The propelling force of a rocket increases uniformly from zero to 5 N in the first 12 m and remains constant for the next 40 m. Find the total work done.

Answer 1

Step 1: Given data

From a distance of $x=0m$ to $x=12m$, force changes from zero to, $F=5N$

Force remains constant for the next, $d=40m$

Step 2: Calculating proportionality constant

Using the Hooke's law, it can be said that,

$F\propto x$

where, $F$ is force and $x$ is distance.

Therefore,

$F=kx$

where, $k$ is a proportionality constant.

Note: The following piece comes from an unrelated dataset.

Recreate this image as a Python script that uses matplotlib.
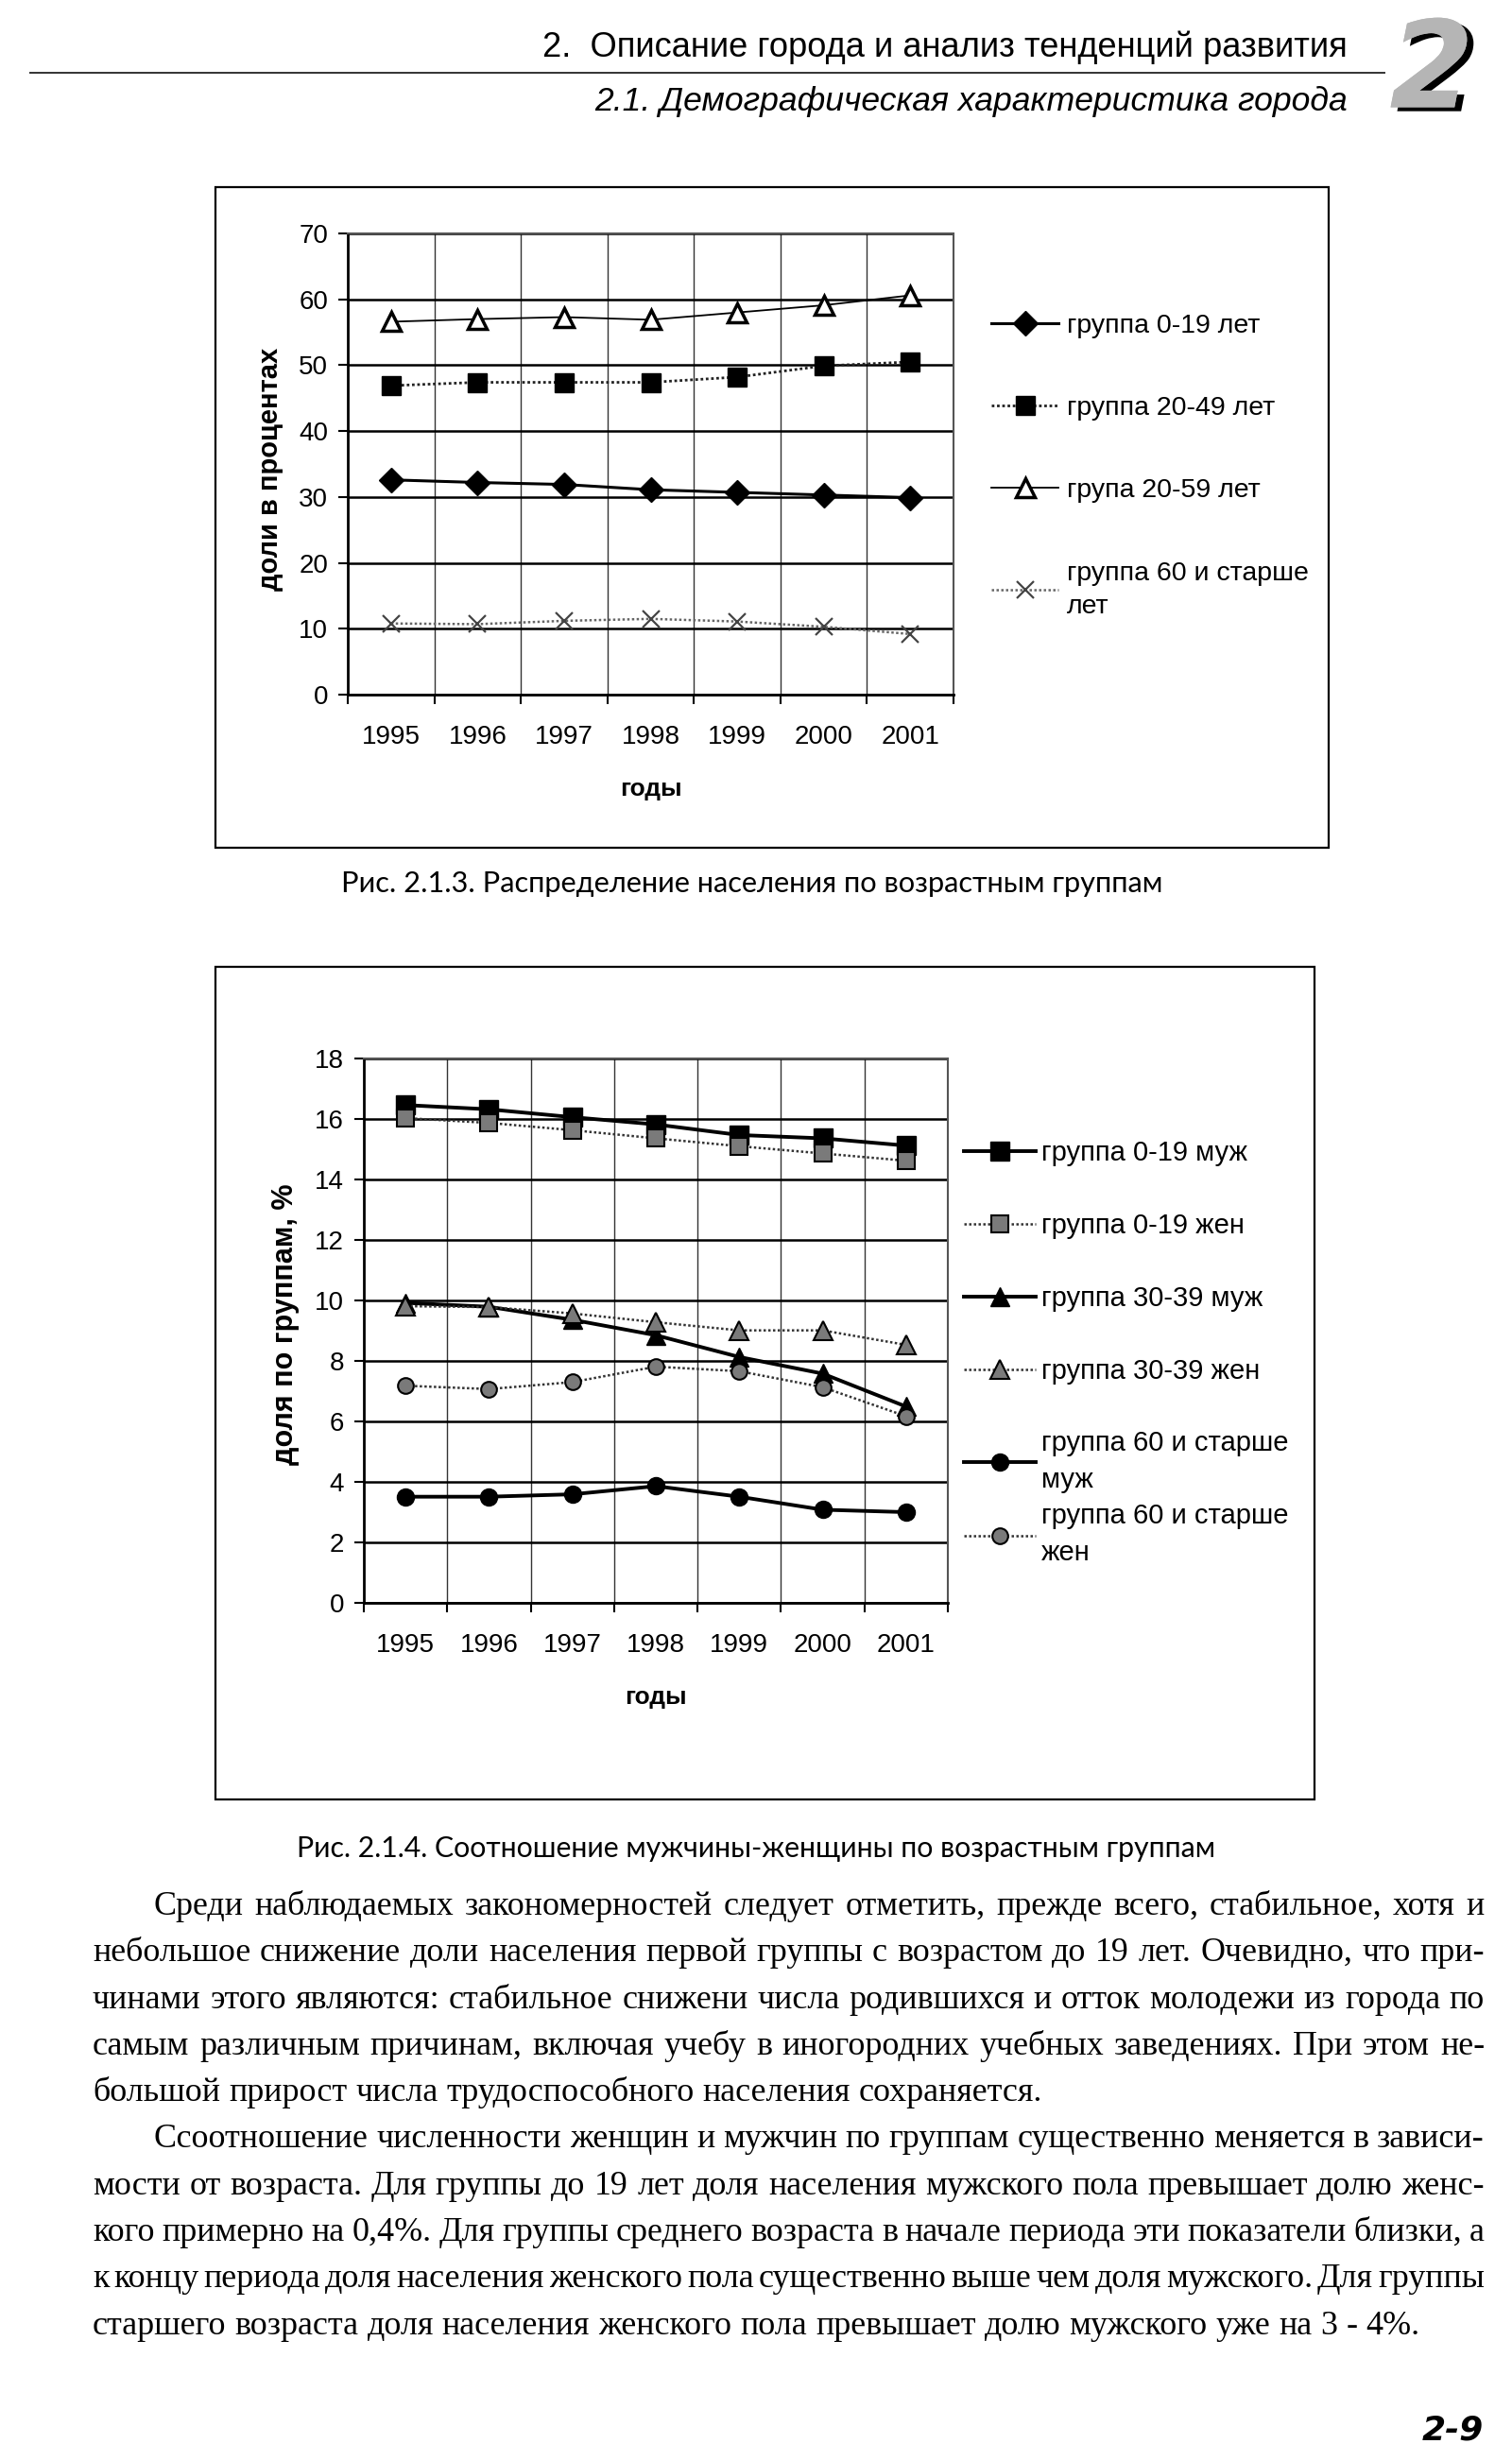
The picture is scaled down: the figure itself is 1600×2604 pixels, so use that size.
import numpy as np
import matplotlib
matplotlib.use('Agg')
import matplotlib.pyplot as plt
from matplotlib.patches import Rectangle
import matplotlib.patheffects as pe

# page size in pixels (dpi 100)
W, H = 1600, 2604

years = ['1995', '1996', '1997', '1998', '1999', '2000', '2001']

# Рис. 2.1.3 - доли возрастных групп, %
age_0_19 = [32.6, 32.2, 31.9, 31.1, 30.7, 30.3, 29.9]
age_20_49 = [46.9, 47.4, 47.4, 47.4, 48.2, 49.9, 50.5]
age_20_59 = [56.6, 57.0, 57.3, 56.9, 58.0, 59.1, 60.6]
age_60 = [10.8, 10.7, 11.2, 11.5, 11.1, 10.3, 9.2]
labels1 = ['группа 0-19 лет', 'группа 20-49 лет', 'група 20-59 лет',
           'группа 60 и старше\nлет']

# Рис. 2.1.4 - мужчины / женщины по группам, %
m_0_19 = [16.46, 16.32, 16.06, 15.82, 15.47, 15.36, 15.12]
f_0_19 = [16.03, 15.87, 15.63, 15.36, 15.10, 14.86, 14.62]
m_30_39 = [9.92, 9.79, 9.36, 8.85, 8.13, 7.58, 6.49]
f_30_39 = [9.81, 9.78, 9.57, 9.28, 9.01, 9.01, 8.53]
m_60 = [3.51, 3.51, 3.59, 3.86, 3.51, 3.08, 3.00]
f_60 = [7.18, 7.07, 7.30, 7.81, 7.66, 7.13, 6.17]
labels2 = ['группа 0-19 муж', 'группа 0-19 жен', 'группа 30-39 муж',
           'группа 30-39 жен', 'группа 60 и старше\nмуж', 'группа 60 и старше\nжен']

header1 = '2.  Описание города и анализ тенденций развития'
header2 = '2.1. Демографическая характеристика города'
caption1 = 'Рис. 2.1.3. Распределение населения по возрастным группам'
caption2 = 'Рис. 2.1.4. Соотношение мужчины-женщины по возрастным группам'
page_no = '2-9'

par1 = [
    'Среди наблюдаемых закономерностей следует отметить, прежде всего, стабильное, хотя и',
    'небольшое снижение доли населения первой группы с возрастом до 19 лет. Очевидно, что при-',
    'чинами этого являются: стабильное снижени числа родившихся и отток молодежи из города по',
    'самым различным причинам, включая учебу в иногородних учебных заведениях. При этом не-',
    'большой прирост числа трудоспособного населения сохраняется.',
]
par2 = [
    'Ссоотношение численности женщин и мужчин по группам существенно меняется в зависи-',
    'мости от возраста. Для группы до 19 лет доля населения мужского пола превышает долю женс-',
    'кого примерно на 0,4%. Для группы среднего возраста в начале периода эти показатели близки, а',
    'к концу периода доля населения женского пола существенно выше чем доля мужского. Для группы',
    'старшего возраста доля населения женского пола превышает долю мужского уже на 3 - 4%.',
]

plt.rcParams['font.family'] = ['Liberation Sans', 'DejaVu Sans']

fig = plt.figure(figsize=(W / 100, H / 100), dpi=100)
renderer = fig.canvas.get_renderer()


def fx(px):
    return px / W


def fy(py):
    return 1 - py / H


def text_w(s, fs, **kw):
    t = fig.text(0, 0, s, fontsize=fs, **kw)
    w = t.get_window_extent(renderer).width
    t.remove()
    return w


def fit_fs(s, target, base, **kw):
    return base * target / text_w(s, base, **kw)


def setup_axes(ax, ymax, ystep):
    x = np.arange(len(years))
    ax.set_xlim(-0.5, len(years) - 0.5)
    ax.set_ylim(0, ymax)
    ax.set_xticks(x)
    ax.set_xticklabels(years)
    ax.set_xticks(np.arange(len(years) + 1) - 0.5, minor=True)
    ax.set_yticks(np.arange(0, ymax + 1, ystep))
    ax.tick_params(axis='x', which='major', length=0, pad=23, labelsize=20)
    ax.tick_params(axis='x', which='minor', length=7, width=1.5, direction='out')
    ax.tick_params(axis='y', length=7, width=1.5, direction='out', pad=8, labelsize=20)
    ax.grid(axis='y', color='black', lw=1.8)
    ax.grid(axis='x', which='minor', color='#333333', lw=1.0)
    ax.set_axisbelow(True)
    for s in ['left', 'bottom']:
        ax.spines[s].set_linewidth(2)
    for s in ['top', 'right']:
        ax.spines[s].set_linewidth(1.5)
        ax.spines[s].set_linestyle((0, (1, 1)))
        ax.spines[s].set_color('#555555')


def box(x0, y0, x1, y1):
    fig.add_artist(Rectangle((fx(x0), fy(y1)), fx(x1) - fx(x0), fy(y0) - fy(y1),
                             transform=fig.transFigure, fill=False, lw=1.6, ec='black'))


def add_legend(ax, handles, labels, x0, ytop, fs, spacing, hlen, pad, lsp=1.2):
    leg = ax.legend(handles, labels, loc='upper left', bbox_to_anchor=(fx(x0), fy(ytop)),
                    bbox_transform=fig.transFigure, frameon=False, borderpad=0,
                    borderaxespad=0, handlelength=hlen, handletextpad=pad,
                    labelspacing=spacing, fontsize=fs)
    for t in leg.get_texts():
        t.set_linespacing(lsp)
    return leg


x = np.arange(len(years))

# ---------- chart 1 ----------
box(228, 198, 1406, 897)
ax1 = fig.add_axes([fx(368), fy(735), (1009 - 368) / W, (735 - 247) / H])
setup_axes(ax1, 70, 10)
h1 = []
h1 += ax1.plot(x, age_0_19, color='black', lw=2.2, marker='D', ms=13)
h1 += ax1.plot(x, age_20_49, color='#222222', lw=2.0, ls=(0, (1, 1)), marker='s', ms=15,
               mfc='black', mec='black')
h1 += ax1.plot(x, age_20_59, color='black', lw=1.3, marker='^', ms=15, mfc='white',
               mec='black', mew=2.5)
h1 += ax1.plot(x, age_60, color='#666666', lw=1.8, ls=(0, (1, 1)), marker='x', ms=13,
               mew=1.6, mec='#444444')
ax1.set_ylabel('доли в процентах', fontsize=21, fontweight='bold')
ax1.yaxis.set_label_coords((286 - 368) / 641, 0.49)
ax1.yaxis.label.set_va('center')
ax1.set_xlabel('годы', fontsize=19, fontweight='bold')
ax1.xaxis.set_label_coords(0.5, (735 - 835) / 488)
ax1.xaxis.label.set_va('center')
add_legend(ax1, h1, labels1, 1049, 332, 20.5, 2.15, 2.5, 0.3, lsp=1.45)

# ---------- chart 2 ----------
box(228, 1023, 1391, 1904)
ax2 = fig.add_axes([fx(385), fy(1696), (1003 - 385) / W, (1696 - 1120) / H])
setup_axes(ax2, 18, 2)
h2 = []
h2 += ax2.plot(x, m_0_19, color='black', lw=2.8, marker='s', ms=14)
h2 += ax2.plot(x, f_0_19, color='#333333', lw=1.8, ls=(0, (1, 1)), marker='s', ms=13,
               mfc='#7a7a7a', mec='black', mew=1.5)
h2 += ax2.plot(x, m_30_39, color='black', lw=2.8, marker='^', ms=14)
h2 += ax2.plot(x, f_30_39, color='#333333', lw=1.8, ls=(0, (1, 1)), marker='^', ms=14,
               mfc='#7a7a7a', mec='black', mew=1.5)
h2 += ax2.plot(x, m_60, color='black', lw=2.8, marker='o', ms=13)
h2 += ax2.plot(x, f_60, color='#333333', lw=1.8, ls=(0, (1, 1)), marker='o', ms=12,
               mfc='#7a7a7a', mec='black', mew=1.5)
ax2.set_ylabel('доля по группам, %', fontsize=22, fontweight='bold')
ax2.yaxis.set_label_coords((302 - 385) / 618, 0.512)
ax2.yaxis.label.set_va('center')
ax2.set_xlabel('годы', fontsize=19, fontweight='bold')
ax2.xaxis.set_label_coords(0.5, (1696 - 1796) / 576)
ax2.xaxis.label.set_va('center')
leg_a = add_legend(ax2, h2[:4], labels2[:4], 1020, 1206, 21, 1.68, 2.6, 0.22)
ax2.add_artist(leg_a)
add_legend(ax2, h2[4:], labels2[4:], 1020, 1513, 21, 0.35, 2.6, 0.22, lsp=1.5)

# ---------- header ----------
hfam = ['Liberation Sans Narrow', 'Liberation Sans', 'DejaVu Sans']
fs_h1 = fit_fs(header1, 852, 30, family=hfam)
fig.text(fx(1426), fy(50), header1, fontsize=fs_h1, family=hfam, ha='right', va='center')
fs_h2 = fit_fs(header2, 795, 30, family=hfam, style='italic')
fig.text(fx(1426), fy(108), header2, fontsize=fs_h2, family=hfam, style='italic',
         ha='right', va='center')
fig.add_artist(plt.Line2D([fx(32), fx(1465)], [fy(77), fy(77)], transform=fig.transFigure,
                          color='#333333', lw=1.4))
fig.text(fx(1515), fy(78), '2', fontsize=92, fontweight='bold', style='italic',
         family='DejaVu Sans', color='#b5b5b5', ha='center', va='center',
         path_effects=[pe.withSimplePatchShadow(offset=(5, -3), shadow_rgbFace='black', alpha=1),
                       pe.Normal()])

# ---------- captions ----------
cfam = ['Lato', 'DejaVu Sans']
fs_c1 = fit_fs(caption1, 873, 20, family=cfam)
fig.text(fx(796), fy(935), caption1, fontsize=fs_c1, family=cfam, ha='center', va='center')
fs_c2 = fit_fs(caption2, 975, 20, family=cfam)
fig.text(fx(800), fy(1956), caption2, fontsize=fs_c2, family=cfam, ha='center', va='center')

# ---------- body text (justified) ----------
bfam = ['Liberation Serif', 'DejaVu Serif']
left, right, indent = 98, 1571, 163
lines = []
for par in [par1, par2]:
    for i, ln in enumerate(par):
        lines.append((ln, i == 0, i == len(par) - 1))

fs_b = 27
need = 0
for ln, first, last in lines:
    words = ln.split(' ')
    nat = sum(text_w(w, fs_b, family=bfam) for w in words) + 0.2 * fs_b * (len(words) - 1)
    avail = right - (indent if first else left)
    if not last:
        need = max(need, nat / avail)
if need > 1:
    fs_b = fs_b / need
space_w = text_w('a a', fs_b, family=bfam) - text_w('aa', fs_b, family=bfam)

y0, dy = 2026, 49.3
for k, (ln, first, last) in enumerate(lines):
    words = ln.split(' ')
    ws = [text_w(w, fs_b, family=bfam) for w in words]
    xs = indent if first else left
    gap = space_w if last else (right - xs - sum(ws)) / (len(words) - 1)
    cx = xs
    for w, ww in zip(words, ws):
        fig.text(fx(cx), fy(y0 + k * dy), w, fontsize=fs_b, family=bfam,
                 ha='left', va='baseline')
        cx += ww + gap

fig.text(fx(1570), fy(2572), page_no, fontsize=26, fontweight='bold', style='italic',
         family='DejaVu Sans', ha='right', va='center')

fig.savefig('out.png', dpi=100)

Substituting $F=5N$ and $x=12m$ in the above equation, we get,

$$\begin{gathered} 5N=k\times 12m \\ k=\frac{5}{12} \end{gathered}$$

Step 3: Calculating work done in the first 12 m

Let the work done in the first $12m$ be $W_1$. Therefore, work done from a distance of $x=0m$ to $x=12m$ can be calculated as follows:

$$\begin{gathered} W_1={\int }_0^{12}Fdx \\ ={\int }_0^{12}kxdx \\ =k{\int }_0^{12}xdx \\ =\frac{5}{12}\times {\left[\frac{x^2}{2}\right]}_0^{12} \\ =\frac{5}{12}\times \left[\frac{{12}^2}{2}-\frac{0^2}{2}\right] \\ =\frac{5}{12}\times 72 \\ =30J \end{gathered}$$

Step 4: Calculating work done for the next 40 m

Work done is given as,

$W=Fd$

where, $F$ is force and $d$ is displacement.

Let work done in the next $40m$ be $W_2$.

Now for $d=40m$, force is $F=5N$(Since force remains constant)

Therefore, work done will be,

$$\begin{gathered} W_2=5N\times 40m \\ {W}_2=200J \end{gathered}$$

Step 5: Calculating total work done

The total work done will be the work done in the first $12m$ and the work done in the next $40m$. Therefore, the total work done will be,

$$\begin{gathered} W=W_1+W_2 \\ W=30J+200J \\ W=230J \end{gathered}$$

Therefore, total work done is $230J$.